When last we saw Ubisoft’s Anno series, it had taken the bold decision to leave history behind and travel into the brave new world of the year 2070. Four years later, developer Blue Byte are looking to the future once more for their next game. But they’re also looking up, since their new game – Anno 2205 – is heading in an interesting new skyward direction.
This time, we’re going to the moon.
Anno 2205 is the biggest change in the series Blue Byte has ever made. While 2070 saw the series take on a sci-fi setting, it remained rather conservative and played much like the previous games. Anno 2205 focuses on the need to extract resources from the surface of the moon, and gears much of its systems and story towards embarking on a massive space mission to set up a mining colony.
As 2205 opens, you’ll be firmly grounded on earth as you build up your corporation. As a city builder and economics management game, you’ll spend a great amount of time producing cities with farms, industrial zones, and towering residential districts. From the start it’s clear that 2205 is an astonishingly beautiful game, with incredible detail on buildings when zoomed in close, and rows of traffic made up of flying cars to create that Coruscant effect. Making this landscape is simple, and there’s been a lot of work put into the graphics-heavy interface to prevent things feeling spreadsheet-like. There’s been a heavy emphasis on making things simple and effective during development. “A trading route used to need sixteen clicks. We knew from our research that this was where we lost some beginners, so we tried to reduce that. The number of clicks that you need to create something is now much less, seven or eight,” explains Dirk Riegert, Anno 2205’s Creative Director. “All the new approaches are moving into that direction: keeping the complexity but making it less complicated.”
As you build your city empire, your economy and technology will close upon the first major goal of space flight. With a space port built you can start to ship materials to the moon, which is when things really start to open up. See, the moon isn’t your final goal. It’s merely a new resource. But rather than just building an extractor on it’s surface, you’ll need to work hard to reap the rewards. You need to set up a colony. And whilst colony building has similarities to city building, they’re two different sides to Anno’s coin.
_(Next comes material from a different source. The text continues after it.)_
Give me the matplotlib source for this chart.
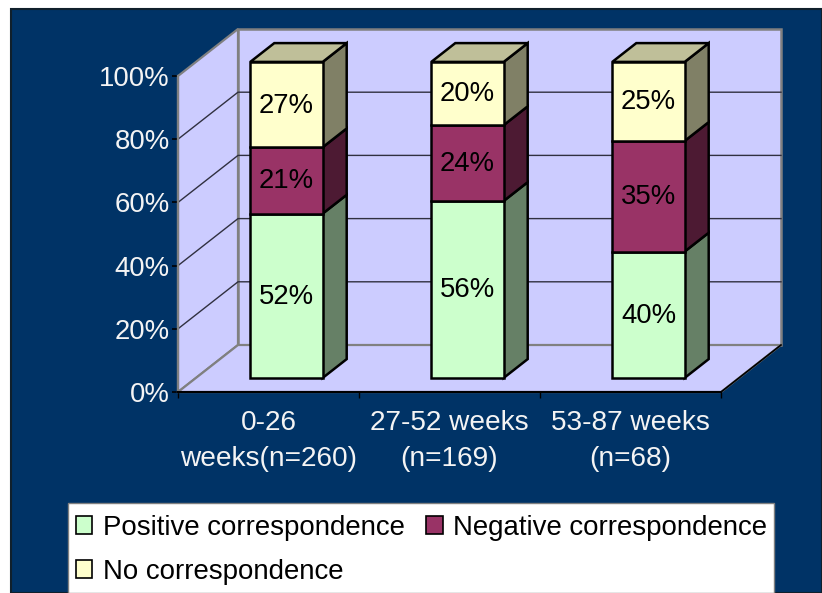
import matplotlib
matplotlib.use("Agg")
import matplotlib.pyplot as plt
from matplotlib.patches import Polygon, Rectangle

plt.rcParams['font.family'] = ['Liberation Sans', 'DejaVu Sans']

categories = ['0-26\nweeks(n=260)', '27-52 weeks\n(n=169)', '53-87 weeks\n(n=68)']
positive = [52, 56, 40]
negative = [21, 24, 35]
no_corr = [27, 20, 25]
series_names = ['Positive correspondence', 'Negative correspondence', 'No correspondence']
y_ticks = [0, 20, 40, 60, 80, 100]

NAVY = '#003366'
WALL = '#CCCCFF'
GREY = '#808080'
front_colors = ['#CCFFCC', '#993366', '#FFFFCC']
side_colors = ['#668066', '#4D1A33', '#808066']
top_color = '#BFBF99'

# depth of the 3d box, in axis units
DX = 60 / 181
DY = 47 / 3.16
BAR_W = 0.4
D0, D1 = 0.3, 0.7


def proj(x, y, d):
    return (x + d * DX, y + d * DY)


def face(ax, pts, color, ec='black', lw=1.8, z=3):
    ax.add_patch(Polygon([proj(*p) for p in pts], closed=True, facecolor=color,
                         edgecolor=ec, linewidth=lw, joinstyle='miter',
                         clip_on=False, zorder=z))


fig = plt.figure(figsize=(8.22, 5.93), dpi=100, facecolor='white')
fig.add_artist(Rectangle((11 / 822, 0), 811 / 822, 584 / 593, transform=fig.transFigure,
                         facecolor=NAVY, edgecolor='#10202c', linewidth=1.5, zorder=-2))
# legend box
fig.add_artist(Rectangle((67.5 / 822, 0.5 / 593), 706.5 / 822, 89.5 / 593, transform=fig.transFigure,
                         facecolor='white', edgecolor=GREY, linewidth=1.0, zorder=-1))

ax = fig.add_axes([178 / 822, 201 / 593, 543 / 822, 316 / 593])
ax.set_xlim(0, 3)
ax.set_ylim(0, 100)
ax.patch.set_alpha(0)

# walls and floor
face(ax, [(0, 0, 0), (0, 100, 0), (0, 100, 1), (0, 0, 1)], WALL, GREY, 1.6, 1)
face(ax, [(0, 0, 1), (0, 100, 1), (3, 100, 1), (3, 0, 1)], WALL, GREY, 1.8, 1)
face(ax, [(0, 0, 0), (0, 0, 1), (3, 0, 1), (3, 0, 0)], WALL, GREY, 1.6, 1)
ax.plot(*zip(proj(3, 0, 0), proj(3, 0, 1)), color='black', lw=1.2, clip_on=False, zorder=2)

for t in y_ticks[1:-1]:
    ax.plot(*zip(proj(0, t, 0), proj(0, t, 1), proj(3, t, 1)), color='#303040', lw=1.0,
            clip_on=False, zorder=2)

# stacked bars
for i in range(len(categories)):
    x0 = i + 0.5 - BAR_W / 2
    x1 = i + 0.5 + BAR_W / 2
    base = 0
    vals = [positive[i], negative[i], no_corr[i]]
    for v, fc, sc in zip(vals, front_colors, side_colors):
        top = base + v
        face(ax, [(x1, base, D0), (x1, top, D0), (x1, top, D1), (x1, base, D1)], sc)
        face(ax, [(x0, base, D0), (x0, top, D0), (x1, top, D0), (x1, base, D0)], fc, z=4)
        fx, fy = proj(i + 0.5, base + v / 2, D0)
        ax.text(fx, fy - 0.3, '%d%%' % v, ha='center', va='center', fontsize=19.8, color='black', zorder=5)
        base = top
    face(ax, [(x0, base, D0), (x0, base, D1), (x1, base, D1), (x1, base, D0)], top_color)

# axes
for s in ['top', 'right']:
    ax.spines[s].set_visible(False)
ax.spines['left'].set_color(GREY)
ax.spines['left'].set_linewidth(1.6)
ax.spines['bottom'].set_color('black')
ax.spines['bottom'].set_linewidth(1.5)
ax.spines['left'].set_zorder(2)
ax.spines['bottom'].set_zorder(2)

ax.set_yticks(y_ticks)
ax.set_yticklabels(['%d%%' % t for t in y_ticks])
ax.tick_params(axis='y', colors='black', labelcolor='#F4F4F4', labelsize=19.8, length=4.5,
               width=1.2, pad=1.5)
ax.set_xticks([0, 1, 2, 3])
ax.set_xticklabels([])
ax.set_xticks([0.5, 1.5, 2.5], minor=True)
ax.set_xticklabels(categories, minor=True)
ax.tick_params(axis='x', which='major', colors='black', length=4.5, width=1.0)
ax.tick_params(axis='x', which='minor', length=0, labelcolor='#F4F4F4', labelsize=20.2, pad=13.2)
for lab in ax.get_xticklabels(minor=True):
    lab.set_linespacing(1.5)

# legend
handles = [Rectangle((0, 0), 1, 1, facecolor=c, edgecolor='black', linewidth=1.2) for c in front_colors]
order = [0, 2, 1]
leg = fig.legend([handles[j] for j in order], [series_names[j] for j in order],
                 ncol=2, loc='lower left', bbox_to_anchor=(67.5 / 822, 0),
                 fontsize=19.9, frameon=False, borderaxespad=0, borderpad=0.3,
                 handlelength=0.6, handleheight=0.6, handletextpad=0.38,
                 labelspacing=0.65, columnspacing=0.78)

fig.savefig('out.png', dpi=100, facecolor='white')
“The look and feel is really different,” says Riegert. “On earth there are cities, and on the moon there are not cities but colonies. You don’t live there because it’s so beautiful up there, you live there because you have something to do up there. The challenges you have to take on when you’re on the moon are very different, it’s a more hostile environment.”
Whilst your job on earth is to keep the population happy and living in economic luxury, the needs and wants of your colonists are vastly different. Safety is their prime concern: the moon frequently gets bombarded by meteor showers, and so it’s vital to keep your entire colony covered by force fields lest it be reduced to dust. Mining the moon is also generally difficult work, so you can always make the decision to gradually replace human workers with androids.
With a moon colony established, new technology becomes available thanks to being able to transport the Helium-3 resource back to earth. But economy is vital: shipping costs from the moon back to earth aint cheap, so it’s vital to make sure your industries keep rolling. And of course, you won’t be the only one trying to make money from moon rocks. “The moon is a place that is harvested by many different corporations, so there is rivalry going on. You’re under a little pressure as people say “No this is my territory!” The story, gameplay, and look, it all changes when you reach the moon,” says Riegert.
Space travel and moon harvesting seem to be Anno 2205’s biggest contributions, but they’re eclipsed by a new multi-session approach. When viewing Anno 2205’s earth map, you’ll be able to see icons for each of the territories across the globe. Whilst these unlock as the story progresses, territories you’ve previously built up don’t become obsolete as you move onto a new area. You can revisit them at any time, and they continue to work and produce. This means your successful cities can become feeders for new settlements, allowing you to export materials to fresh locations, and even divert power from one city to another. It provides a real feeling of world domination, and also makes trade routes a massively integral part of the game.
These territories are also of a different flavour than previous Anno games. Traditionally Anno has always been about building on small islands, but 2205 goes continental. “This was something the players were always hoping for, they want to go to continents to build something really big,” explains Riegert. “We have a new engine that can deal with really big landscapes this time. So we said okay, lets try this and make this wish of the players come true.” As a result, 2205’s cities can become astonishingly huge, sprawling metropolises.
Managing those metropolises can be work, with each set of upgrades to buildings demanding more and more resources and attention from you. Yet, at least in the alpha build I got to play, there doesn’t seem to be any urgency to it. You can progress at a lazy pace, and the lack of impactful change like pollution or any significant risk-taking means there’s little chance of your whole plan going bottoms-up. This will allow unhampered progression, sure, but will a lack of challenge or threat leave players completing their tech tree within a weekend? Hopefully there’s a lot more to Anno 2205 than we’ve seen.
But even without the potential for city-wide disaster, 2205 will certainly offer much to those who want to build beautiful, perfectly-planned utopias, where your electricity is beamed directly down from the moon. Now that’s a future I can get on board with.